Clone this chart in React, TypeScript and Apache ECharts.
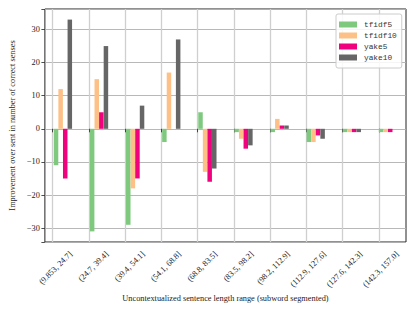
import React, { useEffect, useRef } from "react";
import * as echarts from "echarts";

const categories = [
  "(9.853, 24.7]",
  "(24.7, 39.4]",
  "(39.4, 54.1]",
  "(54.1, 68.8]",
  "(68.8, 83.5]",
  "(83.5, 98.2]",
  "(98.2, 112.9]",
  "(112.9, 127.6]",
  "(127.6, 142.3]",
  "(142.3, 157.0]",
];
const tfidf5 = [-11, -31, -29, -4, 5, -1, -1, -4, -1, -1];
const tfidf10 = [12, 15, -18, 17, -13, -3, 3, -4, -1, -1];
const yake5 = [-15, 5, -15, 0, -16, -6, 1, -2, -1, -1];
const yake10 = [33, 25, 7, 27, -12, -5, 1, -3, -1, 0];

const seriesNames = ["tfidf5", "tfidf10", "yake5", "yake10"];
const seriesColors = ["#7fc97f", "#fdc086", "#f0027f", "#666666"];
const seriesData = [tfidf5, tfidf10, yake5, yake10];

const SERIF = "Liberation Serif";
const MONO = "Liberation Mono";

export default function App() {
  const ref = useRef<HTMLDivElement>(null);
  useEffect(() => {
    if (!ref.current) return;
    const chart = echarts.init(ref.current, undefined, { renderer: "svg" });
    const top = 9;
    const bottom = 70;
    chart.setOption({
      animation: false,
      backgroundColor: "#ffffff",
      textStyle: { fontFamily: SERIF },
      grid: [
        { left: 43.3, right: 10, top, bottom, show: true, borderColor: "#222", borderWidth: 1, backgroundColor: "transparent" },
        { left: 52.7, right: 37, top, bottom },
        { left: 68, right: 21.5, top, bottom },
      ],
      xAxis: [
        {
          type: "category",
          gridIndex: 0,
          data: categories,
          boundaryGap: true,
          axisLine: { show: false },
          axisTick: { show: false },
          axisLabel: { show: false },
          splitLine: { show: false },
          name: "Uncontextualized sentence length range (subword segmented)",
          nameLocation: "middle",
          nameGap: 56,
          nameTextStyle: { fontFamily: SERIF, fontSize: 8.3, color: "#222", verticalAlign: "middle" },
        },
        {
          type: "category",
          gridIndex: 1,
          data: categories,
          boundaryGap: false,
          axisLine: { show: false },
          axisTick: { show: true, length: 3.5, lineStyle: { color: "#222", width: 0.8 }, interval: 0 },
          axisLabel: { show: false },
          splitLine: { show: true, interval: 0, lineStyle: { color: "#cfcfcf", width: 1.3 } },
        },
        {
          type: "category",
          gridIndex: 2,
          data: categories,
          boundaryGap: false,
          axisLine: { show: false },
          axisTick: { show: false },
          splitLine: { show: false },
          axisLabel: {
            show: true,
            interval: 0,
            rotate: 45,
            align: "right",
            verticalAlign: "top",
            margin: 8,
            fontFamily: SERIF,
            fontSize: 8.3,
            color: "#222",
          },
        },
      ],
      yAxis: [
        {
          type: "value",
          gridIndex: 0,
          min: -34.2,
          max: 36.2,
          splitNumber: 7,
          axisLine: { show: false },
          axisTick: { show: true, length: 3.5, lineStyle: { color: "#222", width: 0.8 } },
          axisLabel: {
            margin: 5,
            fontFamily: SERIF,
            fontSize: 8.3,
            color: "#222",
            formatter: (v: number) =>
              Math.abs(v % 10) < 1e-9 ? String(Math.round(v)).replace("-", "\u2212") : "",
          },
          splitLine: { show: true, lineStyle: { color: "#b0b0b0", width: 0.9 } },
          name: "Improvement over sent in number of correct senses",
          nameLocation: "middle",
          nameGap: 30,
          nameTextStyle: { fontFamily: SERIF, fontSize: 8.3, color: "#222", verticalAlign: "middle" },
        },
        { type: "value", gridIndex: 1, min: -34.2, max: 36.2, show: false, splitLine: { show: false } },
        { type: "value", gridIndex: 2, min: -34.2, max: 36.2, show: false, splitLine: { show: false } },
      ],
      legend: {
        orient: "vertical",
        left: 336,
        top: 14,
        padding: [5, 5, 5, 3],
        itemWidth: 18,
        itemHeight: 6,
        itemGap: 0,
        icon: "rect",
        backgroundColor: "rgba(255,255,255,0.85)",
        borderColor: "#cccccc",
        borderWidth: 1,
        borderRadius: 2,
        textStyle: { fontFamily: MONO, fontSize: 7.8, color: "#333", lineHeight: 11, padding: [0, 0, 0, 2] },
        data: seriesNames,
      },
      series: seriesNames.map((name, i) => ({
        name,
        type: "bar",
        xAxisIndex: 0,
        yAxisIndex: 0,
        data: seriesData[i],
        barWidth: 4.5,
        barGap: "2%",
        itemStyle: { color: seriesColors[i] },
      })),
    });
    return () => chart.dispose();
  }, []);
  return (
    <div
      ref={ref}
      style={{ position: "fixed", left: 0, top: 0, width: 416, height: 312 }}
    />
  );
}
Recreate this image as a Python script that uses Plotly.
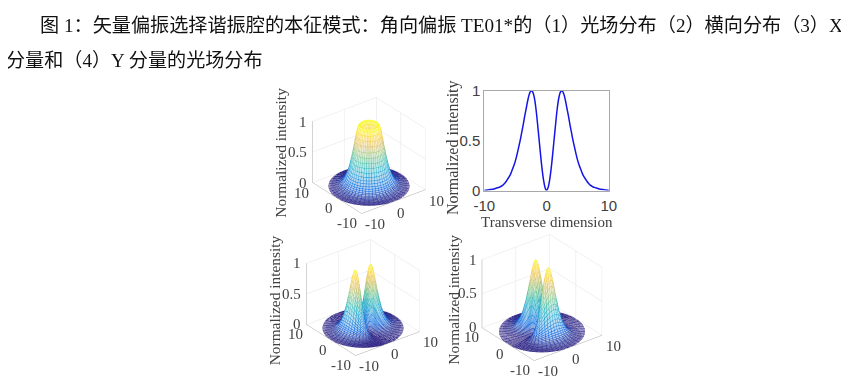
import numpy as np
import plotly.graph_objects as go

W, H = 849, 384
LINE_1 = "图 1：矢量偏振选择谐振腔的本征模式：角向偏振 TE01*的（1）光场分布（2）横向分布（3）X"
LINE_2 = "分量和（4）Y 分量的光场分布"
Y_TITLE = "Normalized intensity"
X_TITLE = "Transverse dimension"

radius = [0, .25, .5, .75, 1, 1.25, 1.5, 1.75, 2, 2.25, 2.5, 2.75, 3, 3.25, 3.5, 3.75, 4, 4.25, 4.5, 4.75,
          5, 5.25, 5.5, 5.75, 6, 6.25, 6.5, 6.75, 7, 7.25, 7.5, 7.75, 8, 8.25, 8.5, 8.75, 9, 9.25, 9.5, 9.75, 10]
intensity = [0, .03, .11, .23, .38, .54, .70, .84, .94, .99, 1, .97, .91, .83, .75, .66, .58, .50, .43, .36,
             .30, .25, .21, .17, .14, .115, .09, .07, .055, .045, .035, .03, .025, .02, .015, .012, .01, .008, .005, .003, .002]
# share of the ring's intensity in the X component, every 7.5 degrees over one quadrant
x_share_quadrant = [1, .98, .93, .85, .75, .63, .5, .37, .25, .15, .07, .02, 0]
tick_vals = [-10, 0, 10]
tick_text = ["-10", "0", "10"]
z_ticks = [0, 0.5, 1]
z_text = ["0", "0.5", "1"]

parula = [[0, "#352a87"], [.125, "#0363e1"], [.25, "#1485d4"], [.375, "#06a7c6"], [.5, "#38b99e"],
          [.625, "#92bf73"], [.75, "#d9ba56"], [.875, "#fcce2e"], [1, "#f9fb0e"]]
INK = "#404040"
SERIF = "Liberation Serif, Noto Sans CJK SC"
SANS = "Liberation Sans, Arial"
# where the plot area falls in the browser window
AREA_L, AREA_T, AREA_W, AREA_H = 16, 16, 833, 368


def pale(hex_colour, keep=0.3):
    rgb = [int(hex_colour[i:i + 2], 16) for i in (1, 3, 5)]
    return "rgb(%d,%d,%d)" % tuple(round(255 - (255 - c) * keep) for c in rgb)


pale_parula = [[s, pale(c)] for s, c in parula]

r = np.array(radius)
i0 = np.array(intensity)
q = list(x_share_quadrant)
x_share = np.array(q[:-1] + q[::-1][:-1] + q[:-1] + q[::-1][:-1] + [q[0]])
theta = np.deg2rad(np.arange(len(x_share)) * 7.5)
Rg, Tg = np.meshgrid(r, theta)
Xg, Yg = Rg * np.cos(Tg), Rg * np.sin(Tg)
base = np.tile(i0, (len(theta), 1))
fields = [base, base * x_share[:, None], base * (1 - x_share)[:, None]]

fig = go.Figure()
fig.add_trace(go.Scatter(x=[-v for v in radius[:0:-1]] + radius, y=intensity[:0:-1] + intensity, mode="lines",
                         line=dict(color="#1414e6", width=1.5, shape="spline"), showlegend=False, xaxis="x", yaxis="y"))


def fx(a):
    return (a - AREA_L) / AREA_W


def fy(b):
    return 1 - (b - AREA_T) / AREA_H


def tick_notes():
    notes = []
    note = dict(showarrow=False, font=dict(family=SERIF, size=15, color=INK))
    for v, t in zip(z_ticks, z_text):
        notes.append(dict(note, x=-10, y=10, z=v, text=t, xanchor="right", yanchor="middle", xshift=-3))
    for v, t, sh in zip(tick_vals[::-1], tick_text[::-1], ((-11, -10), (-8, -10), (-14, -10))):
        notes.append(dict(note, x=-10, y=v, z=0, text=t, xanchor="center", yanchor="middle", xshift=sh[0], yshift=sh[1]))
    for v, t, sh in zip(tick_vals, tick_text, ((14, -11), (8, -11), (11, -11))):
        notes.append(dict(note, x=v, y=-10, z=0, text=t, xanchor="center", yanchor="middle", xshift=sh[0], yshift=sh[1]))
    return notes


scenes = [("scene", fields[0], (367, 155), (165, 161), 0.87),
          ("scene2", fields[1], (361, 297), (165, 161), 0.87),
          ("scene3", fields[2], (541, 297), (175, 171), 0.91)]
layout_scenes = {}
for name, Z, centre, size, zratio in scenes:
    fig.add_trace(go.Surface(x=Xg, y=Yg, z=Z - 0.004, scene=name, showscale=False, hoverinfo="skip",
                             colorscale=pale_parula, cmin=0, cmax=1,
                             lighting=dict(ambient=1, diffuse=0, specular=0, fresnel=0)))
    lx, ly, lz = [], [], []
    for row in range(0, Xg.shape[0]):
        lx += list(Xg[row]) + [None]; ly += list(Yg[row]) + [None]; lz += list(Z[row]) + [None]
    for col in range(1, Xg.shape[1]):
        lx += list(Xg[:, col]) + [None]; ly += list(Yg[:, col]) + [None]; lz += list(Z[:, col]) + [None]
    colors = [0 if v is None else v for v in lz]
    fig.add_trace(go.Scatter3d(x=lx, y=ly, z=lz, mode="lines", scene=name, showlegend=False, hoverinfo="skip",
                               line=dict(color=colors, colorscale=parula, cmin=0, cmax=1, width=1)))
    ax = dict(tickvals=tick_vals, range=[-10, 10], title=dict(text=""), showbackground=False, showgrid=True,
              gridcolor="#e4e4e4", gridwidth=1, zeroline=False, showline=True, linecolor="#a8a8a8", linewidth=1,
              showticklabels=False, ticks="", showspikes=False)
    axz = dict(ax, tickvals=z_ticks, range=[0, 1])
    layout_scenes[name] = dict(
        domain=dict(x=[fx(centre[0] - size[0] / 2), fx(centre[0] + size[0] / 2)],
                    y=[fy(centre[1] + size[1] / 2), fy(centre[1] - size[1] / 2)]),
        xaxis=ax, yaxis=ax, zaxis=axz,
        aspectmode="manual", aspectratio=dict(x=1, y=1, z=zratio),
        camera=dict(projection=dict(type="orthographic"), eye=dict(x=-1.1, y=-1.43, z=1.0),
                    center=dict(x=0, y=0, z=0), up=dict(x=0, y=0, z=1)),
        annotations=tick_notes(), bgcolor="rgba(0,0,0,0)")
fig.update_layout(**layout_scenes)

frame = dict(showline=True, mirror=True, linecolor="#a8a8a8", linewidth=1, showgrid=False, zeroline=False,
             ticks="", tickfont=dict(family=SANS, size=15, color=INK))
fig.update_layout(
    width=W, height=H, margin=dict(l=0, r=0, t=0, b=0), paper_bgcolor="white", plot_bgcolor="white", showlegend=False,
    xaxis=dict(frame, domain=[fx(483), fx(608)], range=[-10, 10], tickvals=tick_vals, ticktext=tick_text, anchor="y",
               ticklabelstandoff=1),
    yaxis=dict(frame, domain=[fy(190), fy(90)], range=[0, 1], tickvals=z_ticks, ticktext=z_text, anchor="x"),
)


def text(x, y, s, size=16.0, angle=0, xanchor="center", colour=INK):
    fig.add_annotation(x=fx(x), y=fy(y), xref="paper", yref="paper", text=s, showarrow=False,
                       textangle=angle, xanchor=xanchor, yanchor="middle",
                       font=dict(family=SERIF, size=size, color=colour))


text(35, 25, LINE_1, size=19.15, xanchor="left", colour="#111111")
text(1, 60, LINE_2, size=19.1, xanchor="left", colour="#111111")
text(279, 152, Y_TITLE, size=15.4, angle=-90)
text(451, 147, Y_TITLE, size=16, angle=-90)
text(272, 300, Y_TITLE, size=15.4, angle=-90)
text(452, 299, Y_TITLE, size=15.4, angle=-90)
text(546, 222, X_TITLE, size=15)

fig.write_html("out.html")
:::::
TASK TO COMPLETE:
Reproduce the lines above starting at the one with "Recreate this image" and ending at the one with "AREA_L, AREA_T, AREA_W, AREA_H", both included, exactly and with no pictures.

RESULT OF THIS EXERCISE:
Recreate this image as a Python script that uses Plotly.
import numpy as np
import plotly.graph_objects as go

W, H = 849, 384
LINE_1 = "图 1：矢量偏振选择谐振腔的本征模式：角向偏振 TE01*的（1）光场分布（2）横向分布（3）X"
LINE_2 = "分量和（4）Y 分量的光场分布"
Y_TITLE = "Normalized intensity"
X_TITLE = "Transverse dimension"

radius = [0, .25, .5, .75, 1, 1.25, 1.5, 1.75, 2, 2.25, 2.5, 2.75, 3, 3.25, 3.5, 3.75, 4, 4.25, 4.5, 4.75,
          5, 5.25, 5.5, 5.75, 6, 6.25, 6.5, 6.75, 7, 7.25, 7.5, 7.75, 8, 8.25, 8.5, 8.75, 9, 9.25, 9.5, 9.75, 10]
intensity = [0, .03, .11, .23, .38, .54, .70, .84, .94, .99, 1, .97, .91, .83, .75, .66, .58, .50, .43, .36,
             .30, .25, .21, .17, .14, .115, .09, .07, .055, .045, .035, .03, .025, .02, .015, .012, .01, .008, .005, .003, .002]
# share of the ring's intensity in the X component, every 7.5 degrees over one quadrant
x_share_quadrant = [1, .98, .93, .85, .75, .63, .5, .37, .25, .15, .07, .02, 0]
tick_vals = [-10, 0, 10]
tick_text = ["-10", "0", "10"]
z_ticks = [0, 0.5, 1]
z_text = ["0", "0.5", "1"]

parula = [[0, "#352a87"], [.125, "#0363e1"], [.25, "#1485d4"], [.375, "#06a7c6"], [.5, "#38b99e"],
          [.625, "#92bf73"], [.75, "#d9ba56"], [.875, "#fcce2e"], [1, "#f9fb0e"]]
INK = "#404040"
SERIF = "Liberation Serif, Noto Sans CJK SC"
SANS = "Liberation Sans, Arial"
# where the plot area falls in the browser window
AREA_L, AREA_T, AREA_W, AREA_H = 16, 16, 833, 368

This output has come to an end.